Introduction to torch.autograd.backward()

我们在尝试构建基于pipeline的模型训练过程中，发现一个函数：torch.autograd.backward()，咋一看跟理解中什么反向传播，链式法则都关联不起来。基于本人记性比较差，在这里特地记录一下这个函数的作用和用法。在介绍此函数之前，首先使用一个简单的例子介绍一下反向传播的过程。

假设我们有一个tensor $\mathbf x$，其定义如下：

\[\mathbf x = \begin{bmatrix} x_1 \\ x_2 \end{bmatrix}\]

然后，我们有如下定义的函数$f(\mathbf x)$:

\[f(\mathbf x) = \mathbf x^2 = \begin{bmatrix} x_1^2 \\ x_2^2 \end{bmatrix}\]
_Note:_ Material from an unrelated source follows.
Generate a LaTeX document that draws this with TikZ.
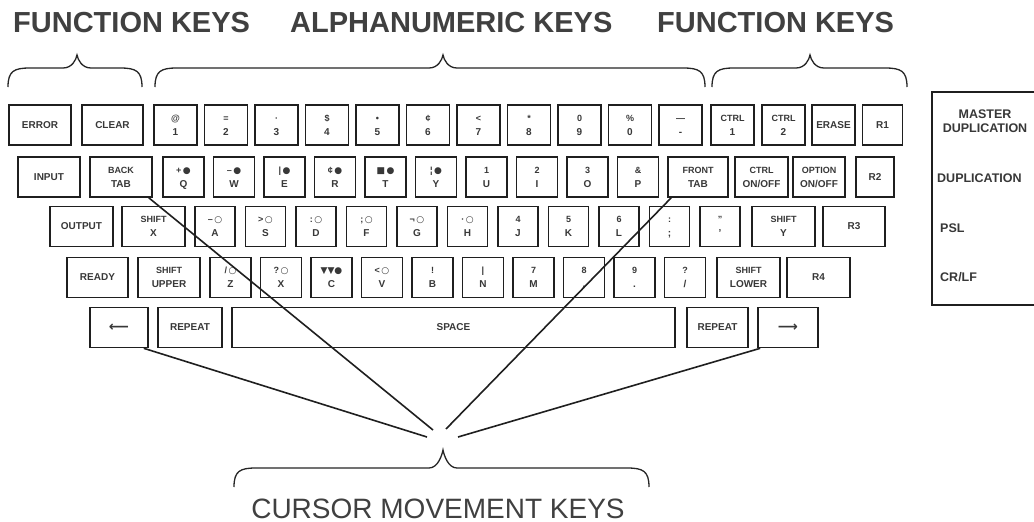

且我们有另外一个函数$l(\mathbf x)$定义如下：

\[l(\mathbf x) = \begin{bmatrix} 1 & 1 \end{bmatrix} \begin{bmatrix} x_1 \\ x_2 \end{bmatrix} = x_1 + x_2\]

根据上面的定义，假设有一个tensor $\mathbf z = \begin{bmatrix} z_1 \ z_2 \end{bmatrix}$以及如下的计算过程：

\[\begin{align*} \mathbf y &= f(\mathbf z) \qquad (1) \\ \mathbf \delta &= l(\mathbf y) \qquad (2) \end{align*}\]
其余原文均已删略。